Al lado, un muchachito que cuida coches se sentó a comer (sin plato, sólo sobre la mesa) un pedazo de pizza sin salsa, mientras saluda a medio barrio. Dos hombres hablan de trabajos y el que tiene a Jesucristo tatuado en el hombro izquierdo le pide al otro, antes de irse, unos cigarrillos para pasar el rato. Entra un jovenzuelo rubio acompañado de un veterano guapo, que evidentemente esta noche le paga la cena a cambio de un poco de amor. Dos travestis jóvenes y atractivas pasan a las carcajadas y con las tetas expuestas y pantalones que les revientan los culos al lado de unos muchachos que cruzan hacia el Prado con perros de raza (bien sujetos a sus correas), o vestidos con esos kit indumentarios que parece que logran que la transpiración se recicle. Y bocinazos y ambulancias y obreros en camionetas y oficinistas que se van aflojando la corbata y un mundo que comienza a ser complejo y de difícil traducción.
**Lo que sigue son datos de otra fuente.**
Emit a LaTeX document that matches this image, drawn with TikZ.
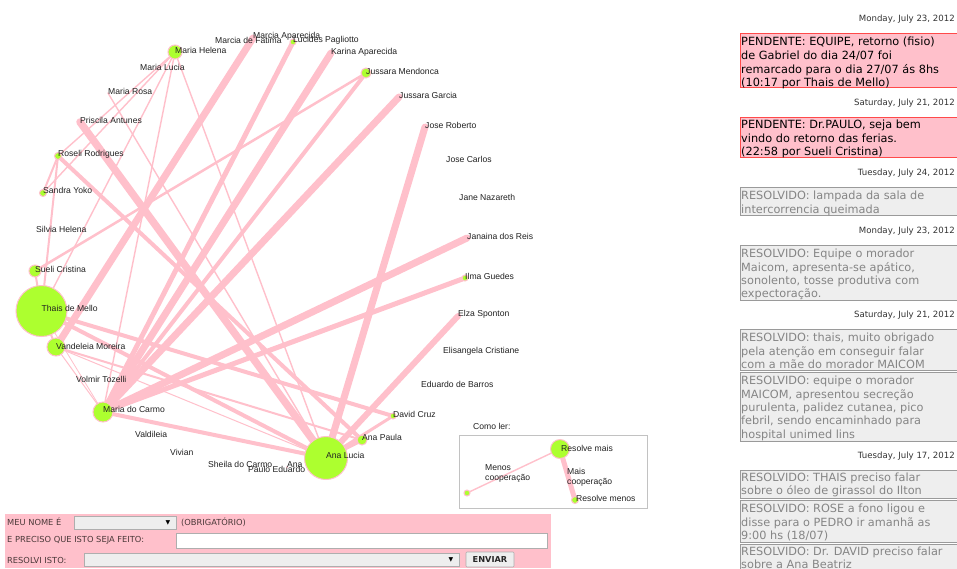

De pronto veo el color (que no es la misma hippeada que decir que veo la vida en colores) de este rincón oculto y expuesto, a su vez, de la ciudad: sillas rojas y azules de plástico, la oscuridad bajo el puente pero con luces que se encienden y apagan intermitentemente, el verde del Prado que a esta hora se está volviendo negro, las decenas de ómnibus que pasan por encima del puente y de mi cabeza (qué muerte más triste sería), la intersección territorial y atmosférica de un mundo que funciona sin reglas muy claras.

Un veterano me habla desde la mesa de al lado, pero por su gesto (la mirada detenida en un culo) sé por dónde van sus intenciones, y una de sus obvias metáforas de la dominación o el goce, me aburren de antemano. Emito alguna onomatopeya y a los pocos minutos entiende que no quiero hablar, que sólo miro el desorden del que él y yo y todos somos parte. Casi todos: unas cuadras más allá, ya en el Prado, está el Liceo Militar y todos esos niñatos a los que se les intenta convencer de que el mundo está lleno de reglas inmodificables y a cumplir. Yo sentaría a todos esos miliquitos aplicados y reprimidos una noche entera en la vereda del Bar de Vida (sin uniformes) para que enloquecieran un poco o trataran de asimilar este olor a tierra mojada que el Viaducto empieza a desprender por efecto de la humedad y de la lluvia (no sé por qué hace tantos lunes que llueve). O que miraran nomás a ese chango -mujer, travesti, no logro darme cuenta y no me importa- que cruza de una esquina a otra esperando un mango, un milico, un muchacho del Prado o un amor.